There are doctors, a dentist, a midwife, a psychiatrist and more!  Centro 15 is painted bright yellow and it looks like a ray of sunshine in the town. Fernando, the director, has put a lot of time and effort into making it look inviting and professional.  Yet one of the main problems the salita faces is getting people to come.  At first I did not understand how this could be an issue.  Everything to do with health care is free in Argentina.  All people have to do is turn up and they can have whatever they need.  Yet when people have so little, health is not a concern.  It is shocking to see the poverty here.  It is a totally different kind of poverty to England.  There are no awful council houses instead the people live in shanty town-esque houses, if you can even call them that.  Many of the people who live here are immigrants who I assume came here in search of a better life.  Sometimes I wonder if they have found one. There is a trend in Suarez for young girls to get pregnant as early as possible, at 13 or 14, because of the improved benefits available. 
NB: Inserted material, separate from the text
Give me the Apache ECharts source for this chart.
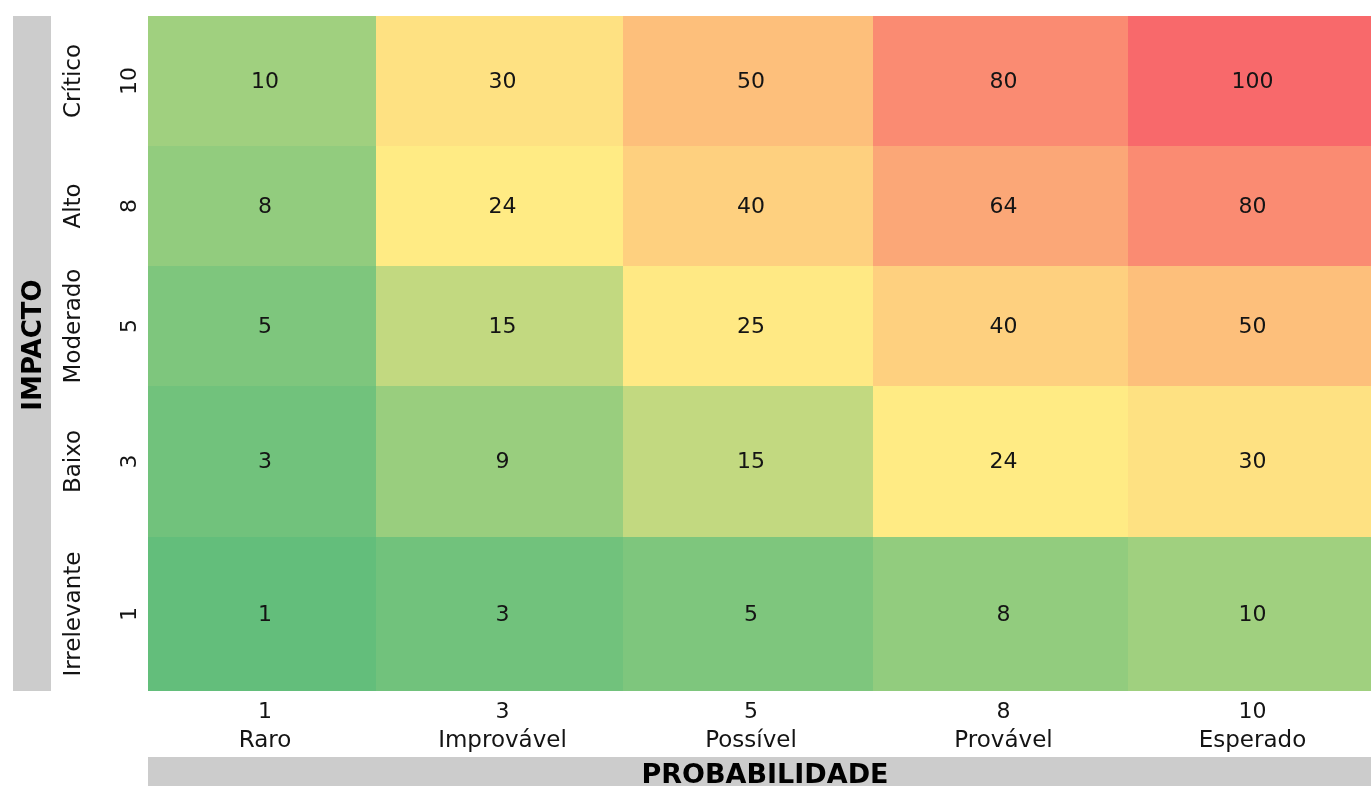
<!DOCTYPE html>
<html>
<head>
<meta charset="utf-8">
<script src="https://cdn.jsdelivr.net/npm/echarts@6/dist/echarts.min.js"></script>
<style>
  html, body { margin: 0; padding: 0; background: #ffffff; }
  #chart { width: 1371px; height: 786px; }
</style>
</head>
<body>
<div id="chart"></div>
<script>
// Risk matrix: probability (columns) x impact (rows)
const probLevels = [1, 3, 5, 8, 10];
const probNames = ['Raro', 'Improvável', 'Possível', 'Provável', 'Esperado'];
const impactLevels = [1, 3, 5, 8, 10];
const impactNames = ['Irrelevante', 'Baixo', 'Moderado', 'Alto', 'Crítico'];

// Scores per impact row (bottom row first), one value per probability column
const scoreImpact1 = [1, 3, 5, 8, 10];
const scoreImpact3 = [3, 9, 15, 24, 30];
const scoreImpact5 = [5, 15, 25, 40, 50];
const scoreImpact8 = [8, 24, 40, 64, 80];
const scoreImpact10 = [10, 30, 50, 80, 100];
const scoreRows = [scoreImpact1, scoreImpact3, scoreImpact5, scoreImpact8, scoreImpact10];

// Layout: cell band sizes in pixels (columns left to right, rows bottom to top)
const COL_W = [228, 247, 250, 255, 243];
const ROW_H = [154, 151, 120, 120, 130];
const FONT = '"DejaVu Sans", sans-serif';

const sum = a => a.reduce((s, v) => s + v, 0);
const colStart = COL_W.map((_, i) => sum(COL_W.slice(0, i)));
const rowStart = ROW_H.map((_, i) => sum(ROW_H.slice(0, i)));

// Three-colour scale: low green, median yellow, high red
const allScores = scoreRows.flat();
const sorted = allScores.slice().sort((a, b) => a - b);
const vMin = sorted[0];
const vMax = sorted[sorted.length - 1];
const vMid = sorted[Math.floor(sorted.length / 2)];
const LOW = [0x63, 0xBE, 0x7B], MID = [0xFF, 0xEB, 0x84], HIGH = [0xF8, 0x69, 0x6B];
function mix(a, b, t) {
  return 'rgb(' + a.map((c, i) => Math.round(c + (b[i] - c) * t)).join(',') + ')';
}
function scoreColor(v) {
  if (v <= vMid) return mix(LOW, MID, (v - vMin) / (vMid - vMin));
  return mix(MID, HIGH, (v - vMid) / (vMax - vMid));
}

const cellData = [];
scoreRows.forEach((row, r) => row.forEach((v, c) => cellData.push([c, r, v])));

const chart = echarts.init(document.getElementById('chart'), null, { renderer: 'canvas' });

chart.setOption({
  animation: false,
  grid: { left: 148, right: 0, top: 16, bottom: 95 },
  xAxis: { type: 'value', min: 0, max: sum(COL_W), show: false },
  yAxis: { type: 'value', min: 0, max: sum(ROW_H), show: false },
  graphic: [
    { type: 'rect', left: 13, top: 16, shape: { width: 38, height: 675 }, style: { fill: '#cccccc' }, z: 0 },
    { type: 'rect', left: 148, top: 757, shape: { width: 1223, height: 40 }, style: { fill: '#cccccc' }, z: 0 },
    {
      type: 'text', x: 34, y: 345, rotation: Math.PI / 2, z: 5,
      style: { text: 'IMPACTO', fill: '#000', font: '900 26px ' + FONT, align: 'center', verticalAlign: 'middle' }
    },
    {
      type: 'text', x: 765, y: 776, z: 5,
      style: { text: 'PROBABILIDADE', fill: '#000', font: '900 27px ' + FONT, align: 'center', verticalAlign: 'middle' }
    }
  ],
  series: [
    {
      // Heatmap cells with their score
      type: 'custom',
      data: cellData,
      renderItem: function (params, api) {
        const c = api.value(0), r = api.value(1), v = api.value(2);
        const p0 = api.coord([colStart[c], rowStart[r] + ROW_H[r]]);
        const p1 = api.coord([colStart[c] + COL_W[c], rowStart[r]]);
        return {
          type: 'group',
          children: [
            { type: 'rect', shape: { x: p0[0], y: p0[1], width: p1[0] - p0[0], height: p1[1] - p0[1] },
              style: { fill: scoreColor(v) } },
            { type: 'text', x: (p0[0] + p1[0]) / 2 + 3, y: (p0[1] + p1[1]) / 2 + 1,
              style: { text: String(v), fill: '#141414', font: '22px ' + FONT, align: 'center', verticalAlign: 'middle' } }
          ]
        };
      }
    },
    {
      // Probability axis labels below the matrix
      type: 'custom',
      data: probLevels.map((lv, i) => [i]),
      renderItem: function (params, api) {
        const i = api.value(0);
        const p = api.coord([colStart[i] + COL_W[i] / 2, 0]);
        return {
          type: 'group',
          children: [
            { type: 'text', x: p[0] + 3, y: p[1] + 21,
              style: { text: String(probLevels[i]), fill: '#141414', font: '22px ' + FONT, align: 'center', verticalAlign: 'middle' } },
            { type: 'text', x: p[0] + 3, y: p[1] + 50,
              style: { text: probNames[i], fill: '#141414', font: '23px ' + FONT, align: 'center', verticalAlign: 'middle' } }
          ]
        };
      }
    },
    {
      // Impact axis labels left of the matrix
      type: 'custom',
      data: impactLevels.map((lv, i) => [i]),
      renderItem: function (params, api) {
        const i = api.value(0);
        const p = api.coord([0, rowStart[i] + ROW_H[i] / 2]);
        return {
          type: 'group',
          children: [
            { type: 'text', x: p[0] - 18, y: p[1], rotation: Math.PI / 2,
              style: { text: String(impactLevels[i]), fill: '#141414', font: '22px ' + FONT, align: 'center', verticalAlign: 'middle' } },
            { type: 'text', x: p[0] - 74, y: p[1], rotation: Math.PI / 2,
              style: { text: impactNames[i], fill: '#141414', font: '23px ' + FONT, align: 'center', verticalAlign: 'middle' } }
          ]
        };
      }
    }
  ]
});
</script>
</body>
</html>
It has been a shock to see girls who are no more than children themselves come in either pregnant or already mothers.  However what is almost more shocking is to see how much they adore their children and how well they look after them.  There have been cases concerning abuse of children and women which have really upset me.  I know that it happens in England but to see it first hand is entirely different and I have never felt more helpless in my life as doing anything about abuse here is hard because it involves money. As I have no medical training or knowledge I have spent my time mainly with the nurse, the paediatrician or in reception.  Administering the injections with the nurse has been very interesting.  The English could learn a lot from the people here.  They will happily wait hours for their turn and then there is no fuss - top off, injection in, sign here and done. 

The children behave amazingly well and their patience is admirable.  I love working with the paediatrician, he does the control of the children - height, weight and head circumference.  There seems to be a lot more that can go wrong with children here so the control is very important to spot any problems early.  Working in the reception has been fascinating.  I think that is where they need the help.  They only have one computer in the whole centre unlike in England where you have a computer in every room!  All the paperwork is done by hand not online – that was my job to get people’s names, addresses, national security numbers etc – easier said than done as a lot of people here cannot read so do not know where they live.  The people I work with are all fantastic and everyday feels like you're helping - even if it’s only finding someone’s medical history file (easier said than done!) or helping with the injections, it’s all important.